Il était une fois, une célébration païenne d’origine romaine qui, au détour d’une religion importée dans les valises de la colonisation, est devenue chez nous, le plus grand moment de réjouissances populaires de l’année. Et avec elle, tout le folklore et le décorum bien de chez eux, qu’on aura réussi à nous vendre en mode « forfait intégral ». Un « père Noël » barbu, ventripotent, vêtu d’une tunique rouge et arborant sa hotte de jouets. Un symbole végétal, le sapin, dont chaque maison doit être agrémenté avec quelques décorations (les plus fortunés y ajouteront des crèches miniatures ou des santons).
Et tant pis si, comme cet arbre n’est pas vraiment celui qui pousse le plus dans nos forêts, on recourt à des modèles en plastique synthétique. Les bûches, les chants, les « habits de noël », les soirées de réveillon, les foires et grandes surfaces bondées, les baptêmes et mariages qui se multiplient pour que les occasions de ripailler ne manquent, oui nous avons adopté le package de Noël dans son entièreté, sans ciller. Sans spécialement remarquer ou se préoccuper de ce que toute la machine à cash qui sous-tend ces belles joyeusetés, profite davantage comme par hasard- à tout sauf l’économie locale.
Car bien servi par un marketing redoutable, Noël c’est surtout le quart de mois de gloire pour les poupées Malibu Stacy préférées aux poupées noires en chiffon et tissu pagne fabriquées par nos artisans. Les voitures télécommandées et hélicoptères miniatures tellement plus fun que les autos taillés dans le rotin. Les multiples jeux de lumière fabriqués en Asie pour décorer les sapins vénus d’Amérique.
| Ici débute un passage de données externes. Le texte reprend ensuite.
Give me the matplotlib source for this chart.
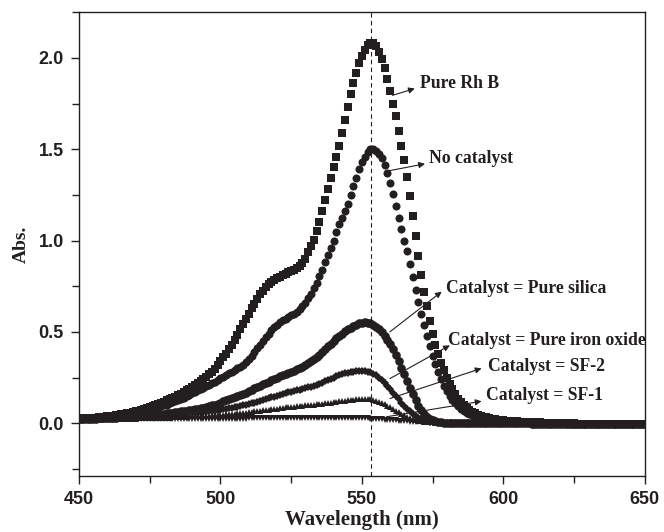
import numpy as np
import matplotlib
matplotlib.use("Agg")
import matplotlib.pyplot as plt
from matplotlib.ticker import MultipleLocator

# UV-vis spectra of Rh B, 1 nm steps from 450 to 650 nm
wavelength = np.arange(450, 651)

pure_rhb = [
    .025, .026, .027, .028, .029, .030, .031, .032, .034, .035,
    .037, .039, .041, .043, .045, .048, .051, .054, .057, .061,
    .065, .069, .073, .078, .083, .088, .093, .099, .105, .111,
    .118, .125, .132, .139, .146, .154, .162, .170, .179, .188,
    .198, .208, .219, .230, .242, .255, .268, .282, .298, .318,
    .340, .360, .380, .405, .430, .457, .485, .515, .545, .572,
    .600, .628, .655, .680, .705, .725, .745, .760, .775, .785,
    .795, .803, .810, .818, .825, .833, .840, .850, .860, .875,
    .900, .935, .970, 1.005, 1.050, 1.100, 1.160, 1.220, 1.280, 1.340,
    1.400, 1.460, 1.520, 1.590, 1.660, 1.730, 1.800, 1.860, 1.920, 1.970,
    2.010, 2.045, 2.070, 2.080, 2.080, 2.065, 2.035, 1.995, 1.945, 1.885,
    1.820, 1.750, 1.680, 1.600, 1.520, 1.440, 1.350, 1.245, 1.135, 1.025,
    .915, .810, .720, .640, .560, .490, .430, .380, .330, .290,
    .250, .215, .185, .160, .135, .115, .098, .084, .072, .062,
    .054, .047, .041, .036, .032, .028, .025, .022, .020, .018,
    .016, .014, .013, .012, .011, .010, .009, .008, .007, .006,
    .005, .005, .004, .004, .003, .003, .002, .002, .001, .001,
    .000, .000, .000, -.001, -.001, -.001, -.002, -.002, -.002, -.002,
    -.003, -.003, -.003, -.003, -.003, -.003, -.003, -.003, -.003, -.003,
    -.003, -.003, -.003, -.004, -.004, -.004, -.004, -.004, -.004, -.004, -.004,
]

no_catalyst = [
    .024, .025, .026, .026, .027, .028, .029, .030, .031, .032,
    .033, .035, .037, .039, .041, .043, .045, .047, .050, .053,
    .056, .059, .062, .066, .070, .074, .078, .082, .087, .092,
    .097, .102, .108, .114, .120, .126, .133, .140, .147, .155,
    .163, .171, .179, .187, .195, .203, .211, .219, .227, .236,
    .245, .255, .263, .272, .281, .290, .300, .310, .320, .333,
    .350, .370, .390, .410, .430, .450, .470, .490, .510, .525,
    .540, .552, .563, .573, .582, .590, .600, .610, .625, .640,
    .660, .685, .710, .740, .770, .805, .840, .880, .920, .960,
    1.000, 1.045, 1.090, 1.125, 1.160, 1.200, 1.250, 1.300, 1.345, 1.390,
    1.430, 1.460, 1.485, 1.500, 1.500, 1.490, 1.475, 1.450, 1.415, 1.370,
    1.315, 1.255, 1.190, 1.125, 1.065, 1.000, .940, .870, .800, .730,
    .665, .600, .540, .480, .425, .370, .325, .280, .240, .205,
    .175, .150, .128, .110, .094, .080, .068, .058, .050, .043,
    .037, .032, .028, .025, .022, .020, .018, .016, .015, .014,
    .013, .012, .011, .010, .009, .008, .007, .006, .005, .004,
    .004, .003, .003, .002, .002, .001, .001, .000, .000, .000,
    -.001, -.001, -.001, -.001, -.002, -.002, -.002, -.002, -.002, -.002,
    -.003, -.003, -.003, -.003, -.003, -.003, -.003, -.003, -.003, -.003,
    -.003, -.003, -.003, -.004, -.004, -.004, -.004, -.004, -.004, -.004, -.004,
]

pure_silica = [
    .022, .022, .023, .023, .024, .024, .025, .026, .027, .027,
    .028, .029, .030, .031, .032, .033, .034, .035, .036, .037,
    .038, .039, .040, .042, .043, .044, .046, .047, .049, .050,
    .052, .054, .056, .058, .060, .062, .064, .066, .068, .070,
    .072, .075, .078, .081, .084, .088, .092, .097, .102, .107,
    .112, .120, .127, .133, .139, .145, .150, .155, .160, .167,
    .175, .183, .190, .198, .206, .213, .220, .228, .236, .244,
    .250, .257, .264, .270, .276, .282, .288, .295, .302, .310,
    .320, .330, .340, .350, .362, .375, .390, .405, .420, .435,
    .450, .465, .478, .490, .502, .513, .523, .532, .540, .546,
    .550, .552, .551, .546, .538, .527, .513, .497, .478, .457,
    .433, .405, .374, .340, .304, .267, .230, .193, .158, .125,
    .096, .071, .051, .036, .025, .017, .011, .007, .005, .003,
    .002, .002, .001, .001, .001, .000, .000, .000, .000, .000,
    .000, .000, .000, .000, .000, .000, .000, .000, .000, .000,
    -.001, -.001, -.001, -.001, -.001, -.001, -.001, -.001, -.001, -.001,
    -.002, -.002, -.002, -.002, -.002, -.002, -.002, -.002, -.002, -.002,
    -.002, -.002, -.002, -.002, -.002, -.003, -.003, -.003, -.003, -.003,
    -.003, -.003, -.003, -.003, -.003, -.003, -.003, -.003, -.003, -.003,
    -.003, -.003, -.003, -.003, -.004, -.004, -.004, -.004, -.004, -.004, -.004,
]

pure_iron_oxide = [
    .020, .020, .021, .021, .021, .022, .022, .022, .023, .023,
    .024, .024, .025, .025, .026, .026, .027, .028, .028, .029,
    .030, .031, .032, .033, .034, .035, .036, .037, .038, .039,
    .040, .041, .043, .044, .046, .047, .049, .050, .052, .054,
    .055, .057, .058, .060, .062, .063, .065, .067, .069, .071,
    .073, .076, .079, .082, .085, .088, .091, .094, .097, .100,
    .105, .109, .113, .117, .121, .126, .131, .136, .141, .146,
    .151, .156, .160, .164, .168, .172, .176, .180, .184, .188,
    .192, .196, .200, .205, .210, .216, .222, .229, .236, .243,
    .250, .256, .262, .267, .272, .276, .279, .282, .284, .285,
    .285, .284, .282, .278, .270, .262, .250, .235, .220, .203,
    .185, .167, .149, .131, .113, .096, .080, .065, .052, .040,
    .030, .022, .015, .010, .007, .005, .004, .003, .002, .002,
    .001, .001, .001, .000, .000, .000, .000, .000, .000, .000,
    .000, .000, .000, .000, .000, .000, .000, .000, .000, .000,
    -.001, -.001, -.001, -.001, -.001, -.001, -.001, -.001, -.001, -.001,
    -.002, -.002, -.002, -.002, -.002, -.002, -.002, -.002, -.002, -.002,
    -.002, -.002, -.002, -.002, -.002, -.003, -.003, -.003, -.003, -.003,
    -.003, -.003, -.003, -.003, -.003, -.003, -.003, -.003, -.003, -.003,
    -.003, -.003, -.003, -.003, -.004, -.004, -.004, -.004, -.004, -.004, -.004,
]

sf2 = [
    .020, .020, .020, .020, .021, .021, .021, .021, .022, .022,
    .022, .022, .023, .023, .023, .024, .024, .024, .025, .025,
    .025, .026, .026, .027, .027, .028, .028, .029, .029, .030,
    .030, .031, .031, .032, .033, .034, .034, .035, .036, .037,
    .038, .039, .039, .040, .041, .042, .042, .043, .044, .045,
    .046, .047, .048, .050, .051, .052, .053, .055, .056, .058,
    .060, .062, .064, .066, .068, .070, .072, .074, .076, .078,
    .080, .082, .084, .086, .088, .089, .091, .092, .094, .095,
    .097, .098, .100, .101, .103, .105, .107, .109, .111, .113,
    .115, .117, .119, .121, .123, .125, .127, .129, .131, .132,
    .133, .133, .132, .130, .127, .123, .118, .112, .104, .096,
    .087, .078, .069, .060, .051, .043, .035, .028, .022, .017,
    .013, .010, .008, .006, .005, .004, .003, .003, .002, .002,
    .001, .001, .001, .001, .000, .000, .000, .000, .000, .000,
    .000, .000, .000, .000, .000, .000, .000, .000, .000, .000,
    -.001, -.001, -.001, -.001, -.001, -.001, -.001, -.001, -.001, -.001,
    -.002, -.002, -.002, -.002, -.002, -.002, -.002, -.002, -.002, -.002,
    -.002, -.002, -.002, -.002, -.002, -.003, -.003, -.003, -.003, -.003,
    -.003, -.003, -.003, -.003, -.003, -.003, -.003, -.003, -.003, -.003,
    -.003, -.003, -.003, -.003, -.004, -.004, -.004, -.004, -.004, -.004, -.004,
]

sf1 = [
    .022, .022, .022, .022, .022, .022, .022, .022, .022, .022,
    .022, .022, .022, .022, .022, .023, .023, .023, .023, .023,
    .023, .023, .023, .023, .023, .023, .023, .023, .023, .023,
    .024, .024, .024, .024, .024, .024, .024, .024, .024, .024,
    .024, .024, .024, .024, .024, .025, .025, .025, .025, .025,
    .025, .025, .025, .025, .025, .025, .025, .025, .025, .025,
    .026, .026, .026, .026, .026, .026, .026, .026, .026, .026,
    .026, .026, .026, .026, .027, .027, .027, .027, .027, .027,
    .027, .027, .027, .027, .027, .027, .027, .027, .027, .027,
    .028, .028, .028, .028, .028, .028, .028, .028, .027, .027,
    .027, .026, .026, .025, .024, .023, .022, .021, .020, .019,
    .018, .017, .015, .014, .013, .011, .010, .009, .008, .007,
    .006, .005, .004, .004, .003, .003, .002, .002, .002, .001,
    .001, .001, .001, .000, .000, .000, .000, .000, .000, .000,
    .000, .000, .000, .000, .000, .000, .000, .000, .000, .000,
    -.001, -.001, -.001, -.001, -.001, -.001, -.001, -.001, -.001, -.001,
    -.002, -.002, -.002, -.002, -.002, -.002, -.002, -.002, -.002, -.002,
    -.002, -.002, -.002, -.002, -.002, -.003, -.003, -.003, -.003, -.003,
    -.003, -.003, -.003, -.003, -.003, -.003, -.003, -.003, -.003, -.003,
    -.003, -.003, -.003, -.003, -.004, -.004, -.004, -.004, -.004, -.004, -.004,
]

labels = ["Pure Rh B", "No catalyst", "Catalyst = Pure silica",
          "Catalyst = Pure iron oxide", "Catalyst = SF-2", "Catalyst = SF-1"]
peak_wl = 553.3

# where each label sits and where its arrow goes (tail on curve -> head near text)
label_pos = [(570.5, 1.86), (573.8, 1.45), (579.9, 0.74),
             (580.5, 0.454), (594.6, 0.31), (593.8, 0.15)]
arrow_tail = [(560.8, 1.795), (558.9, 1.38), (559.9, 0.50),
              (559.9, 0.244), (559.9, 0.135), (558.7, 0.035)]
arrow_head = [(568.7, 1.832), (572.3, 1.42), (578.2, 0.72),
              (581.1, 0.426), (592.3, 0.30), (592.3, 0.12)]

ink = "#231f20"
series = [pure_rhb, no_catalyst, pure_silica, pure_iron_oxide, sf2, sf1]
markers = ["s", "o", "o", "D", "^", "v"]
sizes = [5.2, 5.8, 6.2, 4.4, 4.8, 4.2]

fig = plt.figure(figsize=(6.64, 5.32), dpi=100)
ax = fig.add_axes([0.119, 0.105, 0.852, 0.872])

for y, m, s in zip(series, markers, sizes):
    ax.plot(wavelength, y, ls="none", marker=m, ms=s, color=ink,
            markeredgewidth=0)

ax.axvline(peak_wl, color=ink, lw=0.8, ls=(0, (4, 3)))

for lab, pos, t, h in zip(labels, label_pos, arrow_tail, arrow_head):
    ax.annotate("", xy=h, xytext=t,
                arrowprops=dict(arrowstyle="-|>", color=ink, lw=0.8,
                                mutation_scale=9, shrinkA=0, shrinkB=0))
    ax.text(pos[0], pos[1], lab, ha="left", va="center",
            fontfamily="Liberation Serif", fontweight="bold", fontsize=12.7,
            color=ink)

ax.set_xlim(450, 650)
ax.set_ylim(-0.29, 2.25)
ax.xaxis.set_major_locator(MultipleLocator(50))
ax.xaxis.set_minor_locator(MultipleLocator(25))
ax.yaxis.set_major_locator(MultipleLocator(0.5))
ax.yaxis.set_minor_locator(MultipleLocator(0.25))
ax.tick_params(which="both", direction="out", color=ink, width=1.0,
               top=False, right=False)
ax.tick_params(which="major", length=6, pad=5)
ax.tick_params(which="minor", length=5)
for lab in ax.get_xticklabels() + ax.get_yticklabels():
    lab.set_fontfamily("Liberation Sans")
    lab.set_fontweight("bold")
    lab.set_fontsize(13)
    lab.set_color(ink)
for sp in ax.spines.values():
    sp.set_color(ink)
    sp.set_linewidth(1.0)

ax.set_xlabel("Wavelength (nm)", fontfamily="Liberation Serif",
              fontweight="bold", fontsize=15, color=ink, labelpad=1)
ax.set_ylabel("Abs.", fontfamily="Liberation Serif", fontweight="bold",
              fontsize=14, color=ink, labelpad=6)

fig.savefig("out.png", dpi=100)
Sans compter les bonnes mignardises genre chocolats importés ou barbe-àpapa qui viennent sucrer le tout. Pour donner le change, on veille quand même à ne pas trop occulter le caractère religieux n’est-ce pas ? Du réveillon au jour sacré lui-même, les églises sont bondées comme jamais. S’il n’y a qu’une messe à laquelle assister dans l’année, ce sera celle de Noël. D’ailleurs, on a acheté des habits spéciaux pour ça, qu’on portera pour la première fois ce jourlà. Histoire que Dieu les bénisse en même temps que les agapes qui suivront, sans doute.
Evidemment, parce que c’est aussi une question de liberté, le droit de tout un chacun de célébrer ce qu’il veut de la manière qu’il veut, n’est pas ici remis en cause. Certaines familles kmer se plaisent même à fêter Halloween et Thanksgiving : c’est leur droit. On n’aura pu s’empêcher toutefois de remarquer deux choses. La totale désincarnation culturelle de ces célébrations, et le prix fort payé pour y sacrifier, souvent à coûts de dettes pour les foyers pauvres et même moyens.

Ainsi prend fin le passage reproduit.